It seems the housing market is slowing down. Rightmove says the growth in asking prices has dropped almost to a four-year low, and some sellers are waiting months to shift their properties - a fact consistent with official figures, which show that property transactions in December were 8.5 per cent down on a year ago. All this reminds us that there are two under-appreciated dangers in the housing market.
One is that housing is illiquid: it's hard to sell. Even in the best times, selling takes weeks and involves the stress of dealing with lawyers. In the worst times, it can take much longer.
This doesn't just mean that property is an unsuitable investment for anyone who might need quick cash. It also means the housing market is cyclical, in the sense that property becomes even more difficult to shift at a good price in an economic downturn. This makes housing a poor store of wealth, in the sense that we sometimes need wealth most in bad economic times, but these times are just when property loses value and becomes harder to sell.
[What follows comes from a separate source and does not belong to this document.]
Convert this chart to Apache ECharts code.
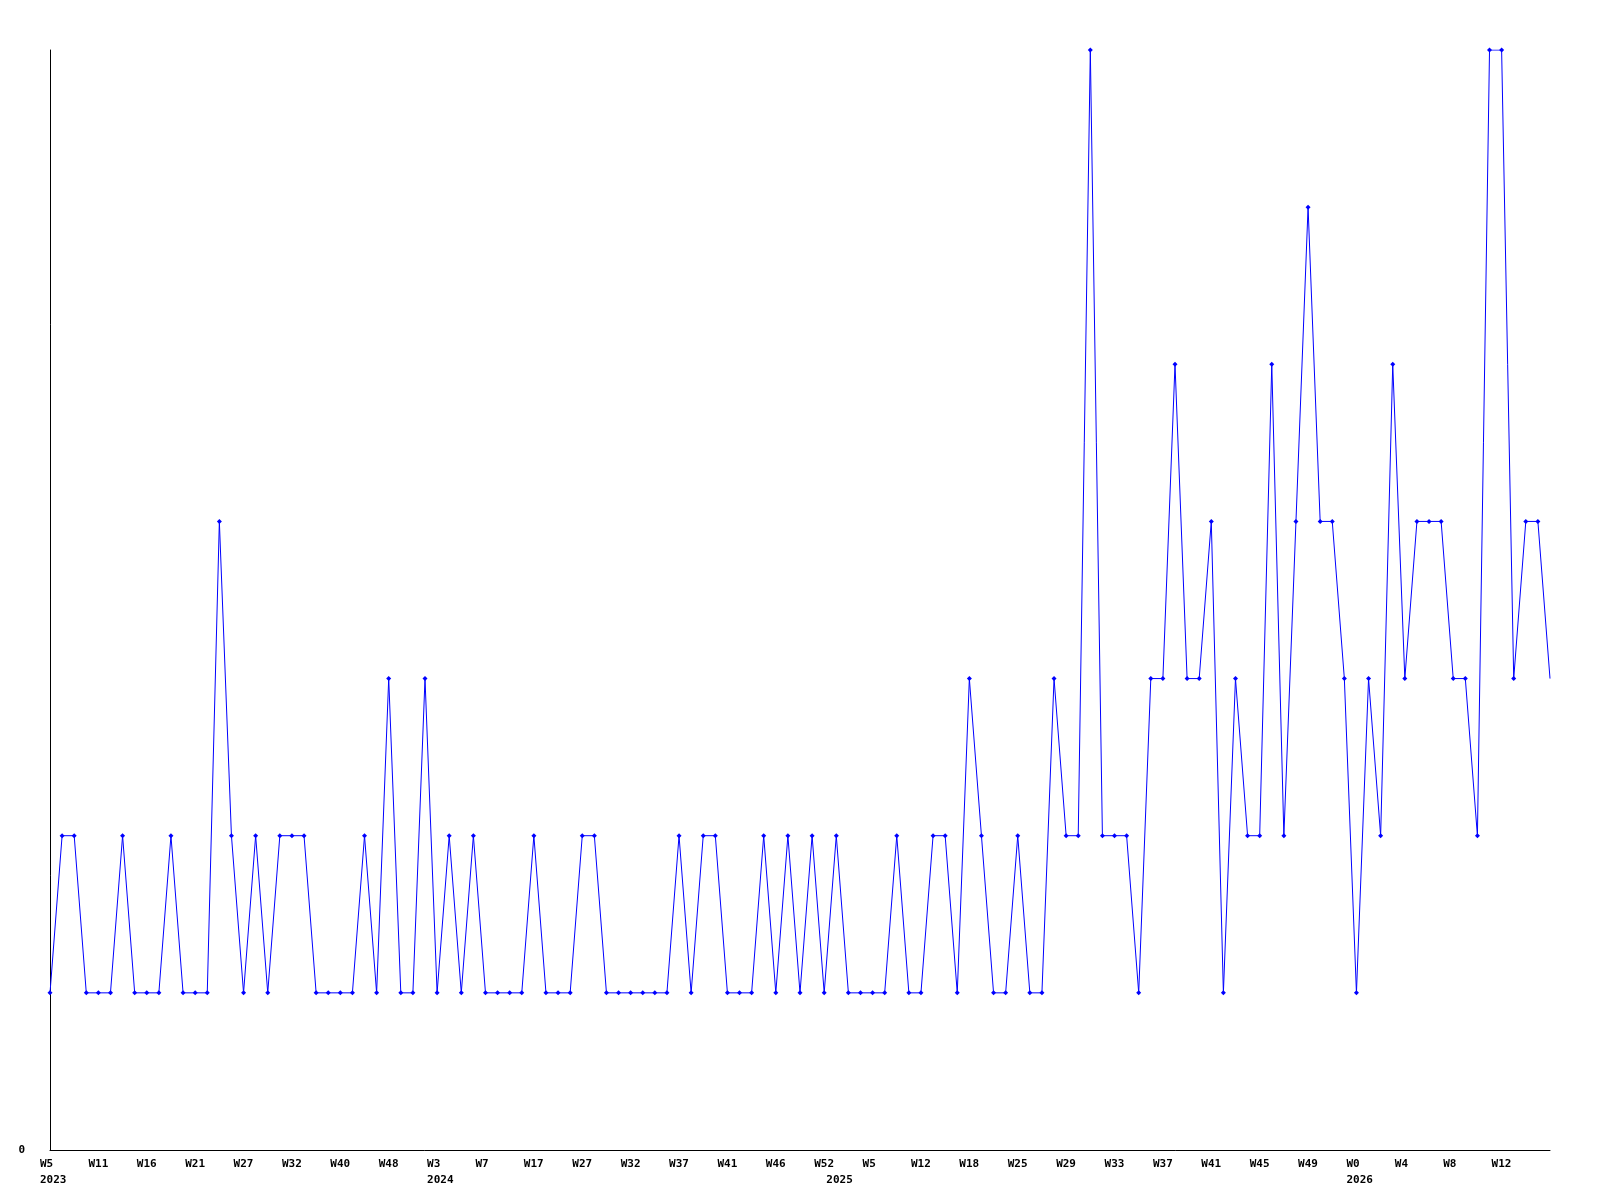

From this perspective, housing might not be a great investment. Its good returns might be only a reward for taking on cyclical risk.
We can test this hypothesis. Conventional economic theory says the return on any asset should be the product of four things:
■ The volatility of consumer spending, or: how likely are bad times? Official data show that the volatility of annual real spending growth since 1955 (when quarterly data began) has been 2.3 percentage points. But of course individuals face greater risk than this. Let's say it's three times greater.
■ The correlation between the asset and spending growth: how likely is the asset to do badly in bad times? The correlation between spending growth and house prices has been 0.69 for annual charges since 1955.
■ The volatility of the asset itself. Nationwide data shows that this has been 8.9 percentage points for annual inflation-adjusted changes in the house price index since 1955. But we don't own the index. We own individual houses. And just as individual shares are more volatile than the All-Share index, so we'd expect individual houses to be riskier than the house price index. Let's say they are twice as risky.
■ A coefficient of risk aversion, which is one if we are risk-neutral and higher the more risk-averse we are. Let's call this three.
Multiplying these four numbers together tells us that house prices should rise by 2.7 per cent per year in real terms. In fact, they've risen 2.8 per cent per year since 1955.
Annual changes in real house prices
Of course, you can quibble endlessly with these numbers: I'm ignoring the satisfaction we get from having a place of our own, but also the cost of insuring and maintaining it, as well as the cost of mortgage financing. Think of this as a Fermi estimate, a rough and ready way of generating reasonable estimates. The point is simply that housing isn't obviously a great investment, but one that pays off just well enough to compensate for its risks.
There's another problem, though: house price indices can be misleading in a downturn. This isn't just because they don't tell us what really matters to us - the price of our own individual home. It's because they can be biased.
Imagine the market is healthy and houses are changing hands as quickly as they can. And then something happens to make half of houses worth 10 per cent less - such as a recession, increased uncertainty, tax changes or pessimism about future incomes. If houses continued to trade quickly, aggregate prices would fall 5 per cent - half of 10 per cent. This is what would happen to shares. But it doesn't happen in housing. If the owners of those devalued houses maintain their price expectations at their old higher level they'll refuse to sell and simply not find a buyer. Most price indices that measure the prices at which transactions happen won't therefore change. They will, in effect, censor the bad news.
When reservation prices are sticky, price indices understate the rate of price decline and also understate price volatility. They therefore make housing look like a safer investment than it really is: they don't capture the experience of those people who can't sell their home at the price they (wrongly) think reasonable. William Goetzmann at Yale University says such indices might be "entirely spurious" as a guide to what's really happening in the market. (The same can be true in other markets where reservation prices can be sticky, such as art or classic cars.)
Bricks and mortar might feel like a safe investment simply because we are surrounded by them all day and so they feel familiar. In fact, though, this isn't the case. Property is probably riskier than it seems.